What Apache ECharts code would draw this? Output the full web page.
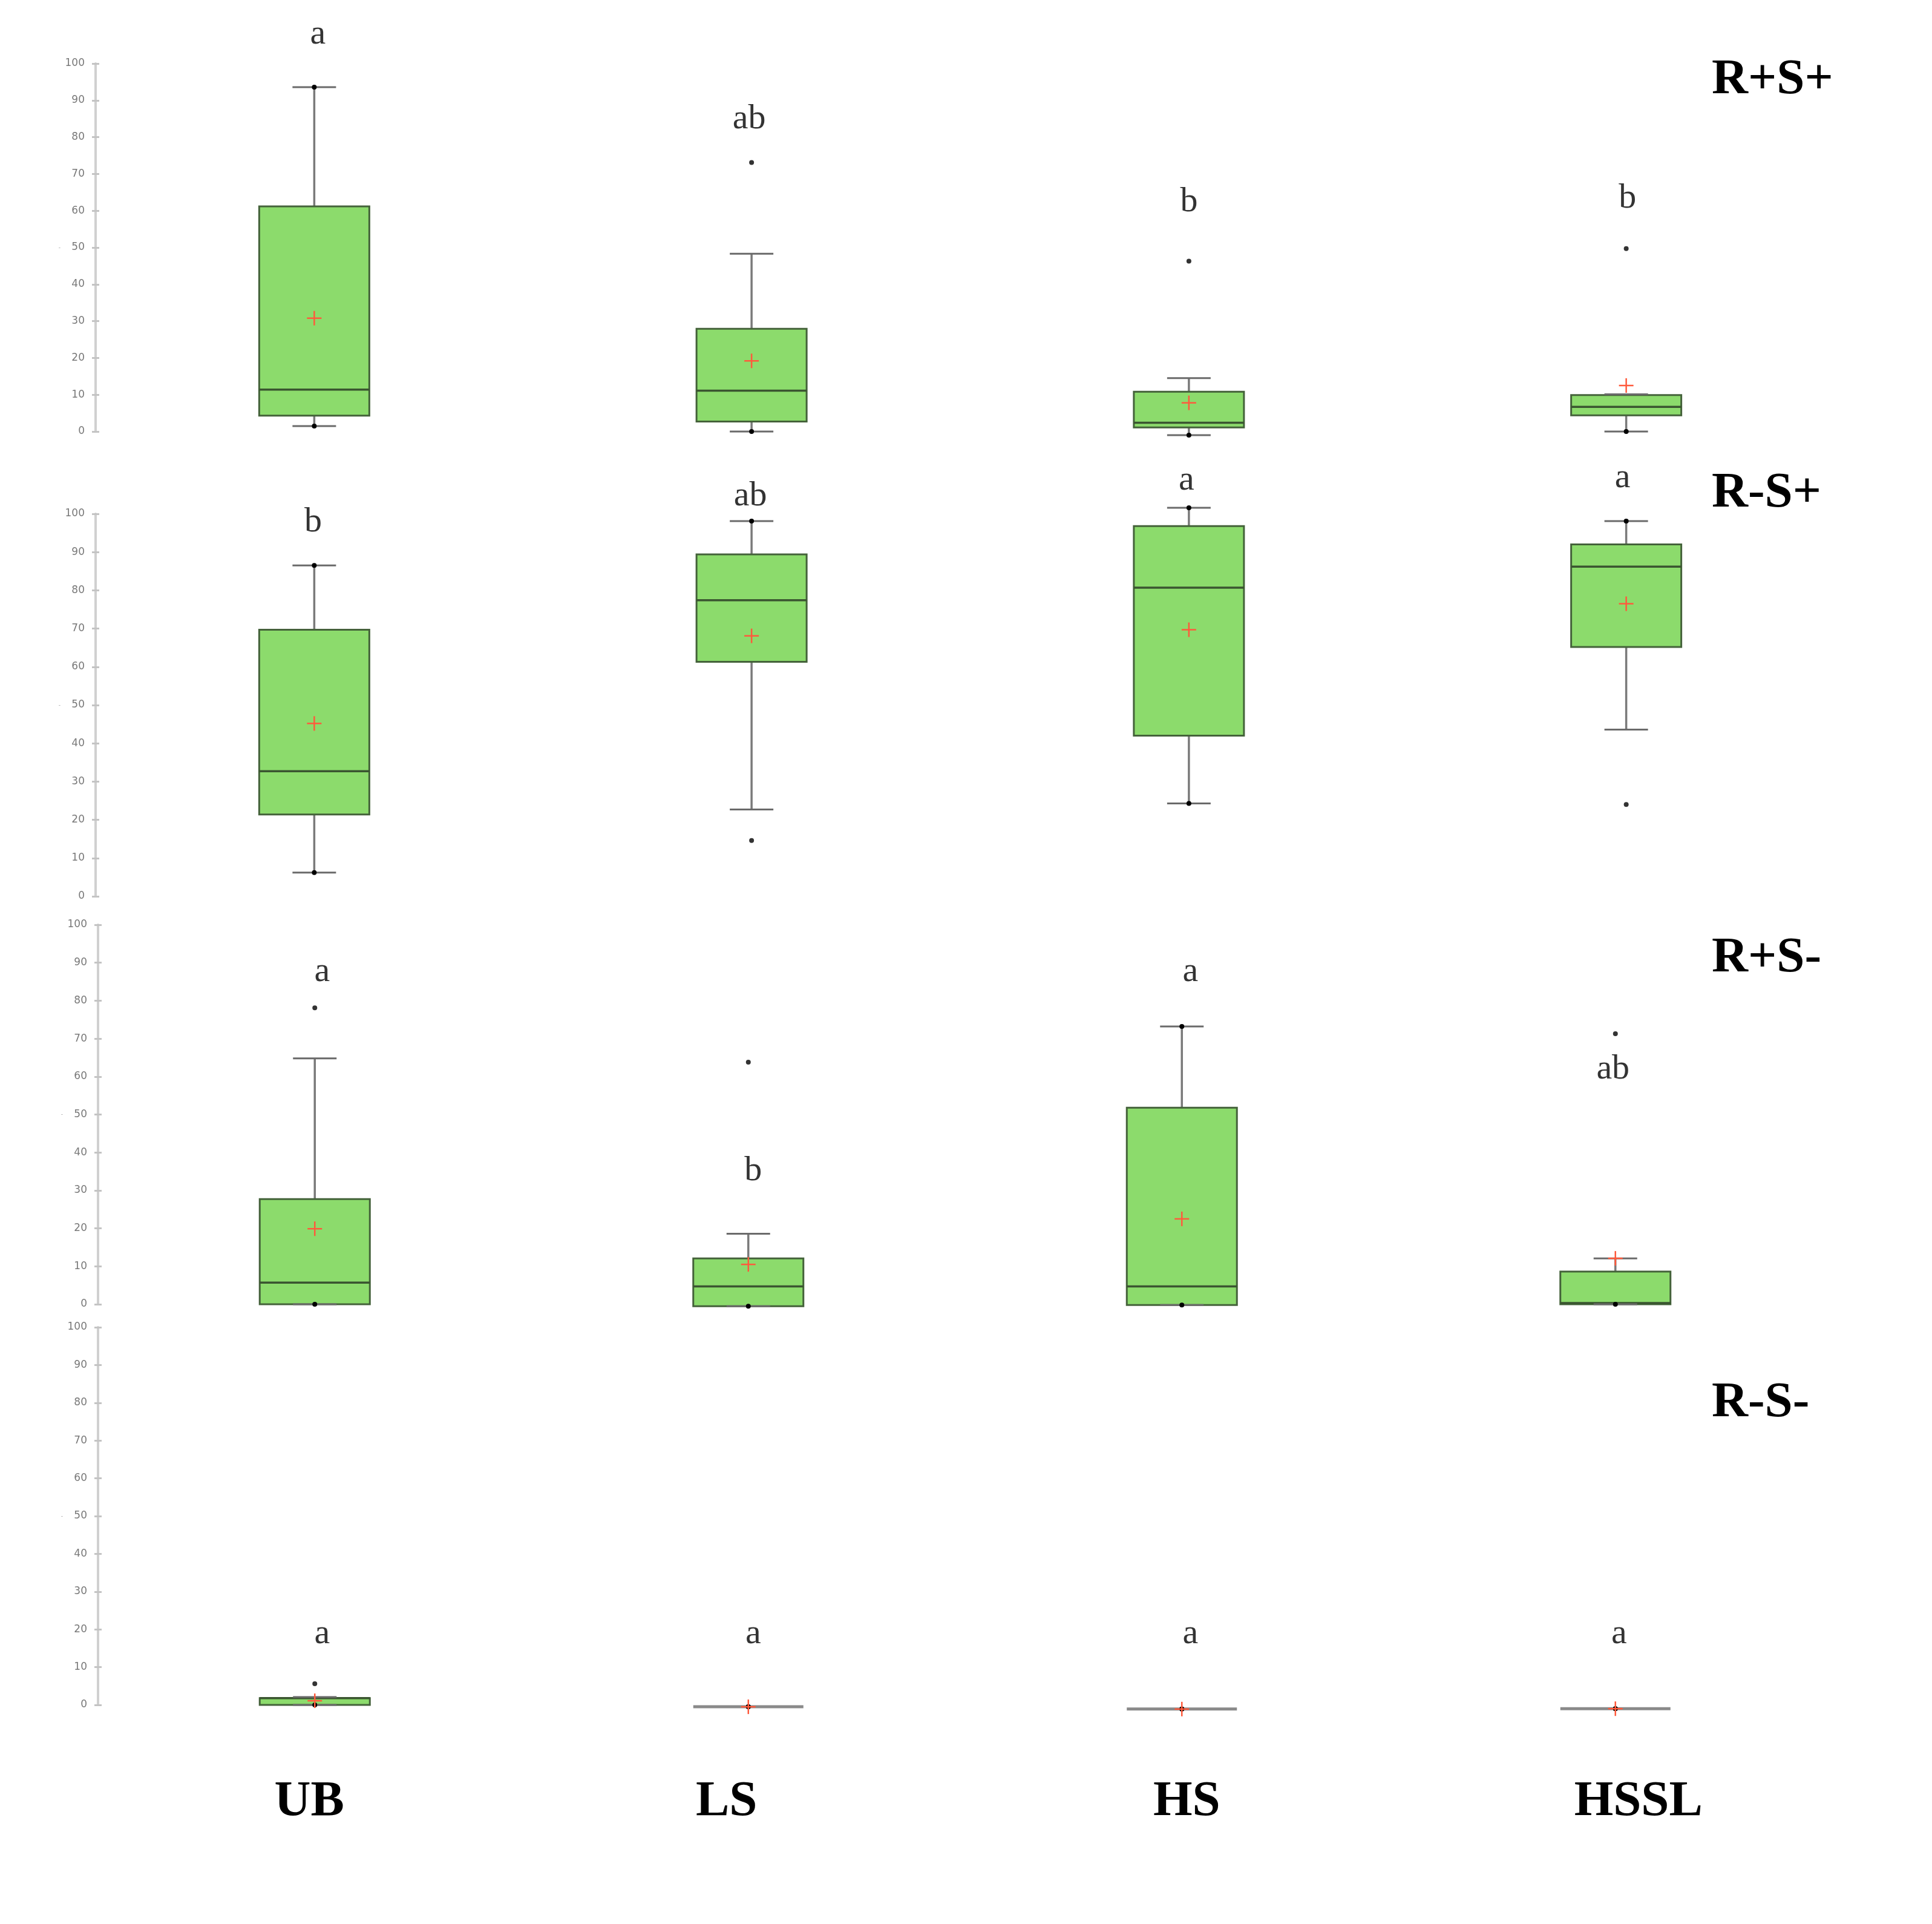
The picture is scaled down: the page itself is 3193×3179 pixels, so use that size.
<!DOCTYPE html>
<html><head><meta charset="utf-8">
<script src="https://cdn.jsdelivr.net/npm/echarts@6/dist/echarts.min.js"></script>
<style>html,body{margin:0;padding:0;background:#fff}#c{width:3193px;height:3179px}</style>
</head><body><div id="c"></div>
<script>
// ---------------- data ----------------
const categories = ['UB', 'LS', 'HS', 'HSSL'];
const panelNames = ['R+S+', 'R-S+', 'R+S-', 'R-S-'];
const yMin = 0, yMax = 100, yInterval = 10;

// [whisker low, Q1, median, Q3, whisker high] per category
const boxRpSp = [[1.5, 4.3, 11.4, 61.2, 93.6], [0, 2.7, 11.1, 27.9, 48.3], [-1.0, 1.1, 2.4, 10.8, 14.5], [0, 4.4, 6.7, 9.9, 10.1]];
const meanRpSp = [30.8, 19.2, 7.8, 12.5];
const outRpSp = [[1, 73.1], [2, 46.3], [3, 49.7]];
const letterRpSp = ['a', 'ab', 'b', 'b'];
const letterYRpSp = [107.9, 84.9, 62.3, 63.3];

const boxRmSp = [[6.2, 21.4, 32.7, 69.7, 86.5], [22.7, 61.3, 77.4, 89.4, 98.1], [24.3, 42.0, 80.7, 96.8, 101.6], [43.6, 65.2, 86.2, 92.0, 98.1]];
const meanRmSp = [45.2, 68.1, 69.7, 76.5];
const outRmSp = [[1, 14.6], [3, 24.0]];
const letterRmSp = ['b', 'ab', 'a', 'a'];
const letterYRmSp = [97.8, 104.6, 108.7, 109.3];

const boxRpSm = [[0, 0, 5.7, 27.7, 64.8], [-0.5, -0.5, 4.7, 12.1, 18.6], [-0.2, -0.2, 4.7, 51.8, 73.2], [0, 0, 0.3, 8.6, 12.1]];
const meanRpSm = [19.9, 10.5, 22.5, 12.1];
const outRpSm = [[0, 78.1], [1, 63.8], [3, 71.3]];
const letterRpSm = ['a', 'b', 'a', 'ab'];
const letterYRpSm = [87.6, 35.2, 87.6, 61.9];

const boxRmSm = [[0, 0, 1.8, 1.8, 2.1], [-0.5, -0.5, -0.5, -0.5, -0.5], [-1.1, -1.1, -1.1, -1.1, -1.1], [-1.0, -1.0, -1.0, -1.0, -1.0]];
const meanRmSm = [1.1, -0.5, -1.1, -1.0];
const outRmSm = [[0, 5.6]];
const letterRmSm = ['a', 'a', 'a', 'a'];
const letterYRmSm = [18.8, 18.8, 18.8, 18.8];

const panels = [
  {box: boxRpSp, mean: meanRpSp, out: outRpSp, letters: letterRpSp, letterY: letterYRpSp},
  {box: boxRmSp, mean: meanRmSp, out: outRmSp, letters: letterRmSp, letterY: letterYRmSp},
  {box: boxRpSm, mean: meanRpSm, out: outRpSm, letters: letterRpSm, letterY: letterYRpSm},
  {box: boxRmSm, mean: meanRmSm, out: outRmSm, letters: letterRmSm, letterY: letterYRmSm}
];

// ---------------- layout / style ----------------
const gridLayout = [
  {left: 158, top: 105, width: 2891, height: 608},
  {left: 158, top: 849, width: 2891, height: 632},
  {left: 162, top: 1528, width: 2866, height: 627},
  {left: 162, top: 2193, width: 2866, height: 624}
];
const letterShiftPx = [[6, -4, 0, 2], [-2, -2, -4, -6], [12, 8, 14, -4], [12, 8, 14, 6]];
const titleY = [133, 816, 1584, 2319];
const catLabelShift = [-9, -36, 8, 38];
const BOX_HALF = 91, CAP_HALF = 36;

function renderBox(params, api) {
  const ci = api.value(0);
  const x = api.coord([ci, 0])[0];
  const Y = k => api.coord([ci, api.value(k)])[1];
  const yl = Y(1), y1 = Y(2), ym = Y(3), y3 = Y(4), yh = Y(5), yMean = Y(6);
  const dotLow = api.value(7), dotHigh = api.value(8);
  const wStyle = {stroke: '#7a7a7a', lineWidth: 3.5};
  const cStyle = {stroke: '#6a6a6a', lineWidth: 3};
  const ch = [];
  ch.push({type: 'line', shape: {x1: x, y1: y3, x2: x, y2: yh}, style: wStyle});
  ch.push({type: 'line', shape: {x1: x, y1: y1, x2: x, y2: yl}, style: wStyle});
  const degenerate = Math.abs(y1 - y3) < 0.5;
  ch.push({type: 'rect', shape: {x: x - BOX_HALF, y: y3, width: 2 * BOX_HALF, height: Math.max(y1 - y3, 0)},
    style: degenerate ? {fill: 'none', stroke: '#8a8a8a', lineWidth: 5} : {fill: '#8cdb6c', stroke: '#44623a', lineWidth: 3}});
  if (!degenerate) {
    ch.push({type: 'line', shape: {x1: x - BOX_HALF, y1: ym, x2: x + BOX_HALF, y2: ym}, style: {stroke: '#3a5530', lineWidth: 3.5}});
    ch.push({type: 'line', shape: {x1: x - CAP_HALF, y1: yh, x2: x + CAP_HALF, y2: yh}, style: cStyle});
    ch.push({type: 'line', shape: {x1: x - CAP_HALF, y1: yl, x2: x + CAP_HALF, y2: yl}, style: cStyle});
  }
  if (dotLow) ch.push({type: 'circle', shape: {cx: x, cy: yl, r: 4}, style: {fill: '#000'}});
  if (dotHigh) ch.push({type: 'circle', shape: {cx: x, cy: yh, r: 4}, style: {fill: '#000'}});
  const cs = {stroke: '#ff5a3c', lineWidth: 2.5};
  ch.push({type: 'line', shape: {x1: x - 12, y1: yMean, x2: x + 12, y2: yMean}, style: cs});
  ch.push({type: 'line', shape: {x1: x, y1: yMean - 12, x2: x, y2: yMean + 12}, style: cs});
  return {type: 'group', children: ch};
}

const grids = [], xAxes = [], yAxes = [], series = [], graphics = [];
panels.forEach((p, i) => {
  const g = gridLayout[i];
  grids.push({left: g.left, top: g.top, width: g.width, height: g.height, containLabel: false});
  const last = i === panels.length - 1;
  xAxes.push({
    gridIndex: i, type: 'category', boundaryGap: true,
    data: categories.map((c, k) => {
      const s = catLabelShift[k];
      return {value: c, textStyle: {padding: s < 0 ? [0, -2 * s, 0, 0] : [0, 0, 0, 2 * s]}};
    }),
    axisLine: {show: false}, axisTick: {show: false}, splitLine: {show: false},
    axisLabel: last ? {show: true, margin: 119, verticalAlign: 'middle', fontFamily: 'Liberation Serif', fontWeight: 'bold', fontSize: 83, color: '#000'} : {show: false}
  });
  yAxes.push({
    gridIndex: i, type: 'value', position: 'left', min: yMin, max: yMax, interval: yInterval,
    axisLine: {show: true, lineStyle: {color: '#d0d0d0', width: 4}},
    axisTick: {show: true, length: 6, lineStyle: {color: '#c4c4c4', width: 3}},
    axisLabel: {color: '#787878', fontSize: 17, fontFamily: 'DejaVu Sans', margin: 18},
    splitLine: {show: false},
    name: '-', nameLocation: 'middle', nameGap: 58, nameRotate: 0,
    nameTextStyle: {color: '#b0b0b0', fontSize: 10}
  });
  yAxes.push({
    gridIndex: i, type: 'value', position: 'left', min: yMin, max: yMax, interval: yInterval,
    axisLine: {show: false},
    axisTick: {show: true, inside: true, length: 6, lineStyle: {color: '#c4c4c4', width: 3}},
    axisLabel: {show: false}, splitLine: {show: false}
  });
  const boxData = p.box.map((b, k) => {
    const hasLowOut = p.out.some(o => o[0] === k && o[1] < b[0]);
    const hasHighOut = p.out.some(o => o[0] === k && o[1] > b[4]);
    return [k, b[0], b[1], b[2], b[3], b[4], p.mean[k], hasLowOut ? 0 : 1, hasHighOut ? 0 : 1];
  });
  series.push({
    type: 'custom', xAxisIndex: i, yAxisIndex: 2 * i, renderItem: renderBox,
    encode: {x: 0, y: [1, 2, 3, 4, 5, 6]}, data: boxData, clip: false, z: 2
  });
  series.push({
    type: 'scatter', xAxisIndex: i, yAxisIndex: 2 * i, symbol: 'circle', symbolSize: 8,
    itemStyle: {color: '#000'}, data: p.out, clip: false, z: 3
  });
  series.push({
    type: 'scatter', xAxisIndex: i, yAxisIndex: 2 * i, symbolSize: 1,
    itemStyle: {color: 'rgba(0,0,0,0)'}, clip: false, z: 4,
    label: {show: true, position: 'inside', formatter: q => q.name, fontFamily: 'Liberation Serif', fontSize: 58, color: '#000'},
    data: p.letters.map((t, k) => ({name: t, value: [k, p.letterY[k]], label: {offset: [letterShiftPx[i][k], 0]}}))
  });
  graphics.push({
    type: 'text', x: 2829, y: titleY[i],
    style: {text: panelNames[i], fontFamily: 'Liberation Serif', fontWeight: 'bold', fontSize: 83, fill: '#000', align: 'left', verticalAlign: 'middle'}
  });
});

const chart = echarts.init(document.getElementById('c'), null, {renderer: 'canvas'});
chart.setOption({
  animation: false,
  backgroundColor: '#ffffff',
  grid: grids, xAxis: xAxes, yAxis: yAxes, series: series, graphic: graphics
});
</script>
</body></html>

┄┄┄┄┄┄┄┄┄┄┄┄┄┄┄┄┄┄┄┄

- _What this task involves_: Starting at the line that contains "The picture is", repeat each line exactly, and stop after the line that contains "const letterYRpSp = [107.9, 84.9, 62.3, 63.3];".

- _Exercise response_:
The picture is scaled down: the page itself is 3193×3179 pixels, so use that size.
<!DOCTYPE html>
<html><head><meta charset="utf-8">
<script src="https://cdn.jsdelivr.net/npm/echarts@6/dist/echarts.min.js"></script>
<style>html,body{margin:0;padding:0;background:#fff}#c{width:3193px;height:3179px}</style>
</head><body><div id="c"></div>
<script>
// ---------------- data ----------------
const categories = ['UB', 'LS', 'HS', 'HSSL'];
const panelNames = ['R+S+', 'R-S+', 'R+S-', 'R-S-'];
const yMin = 0, yMax = 100, yInterval = 10;

// [whisker low, Q1, median, Q3, whisker high] per category
const boxRpSp = [[1.5, 4.3, 11.4, 61.2, 93.6], [0, 2.7, 11.1, 27.9, 48.3], [-1.0, 1.1, 2.4, 10.8, 14.5], [0, 4.4, 6.7, 9.9, 10.1]];
const meanRpSp = [30.8, 19.2, 7.8, 12.5];
const outRpSp = [[1, 73.1], [2, 46.3], [3, 49.7]];
const letterRpSp = ['a', 'ab', 'b', 'b'];
const letterYRpSp = [107.9, 84.9, 62.3, 63.3];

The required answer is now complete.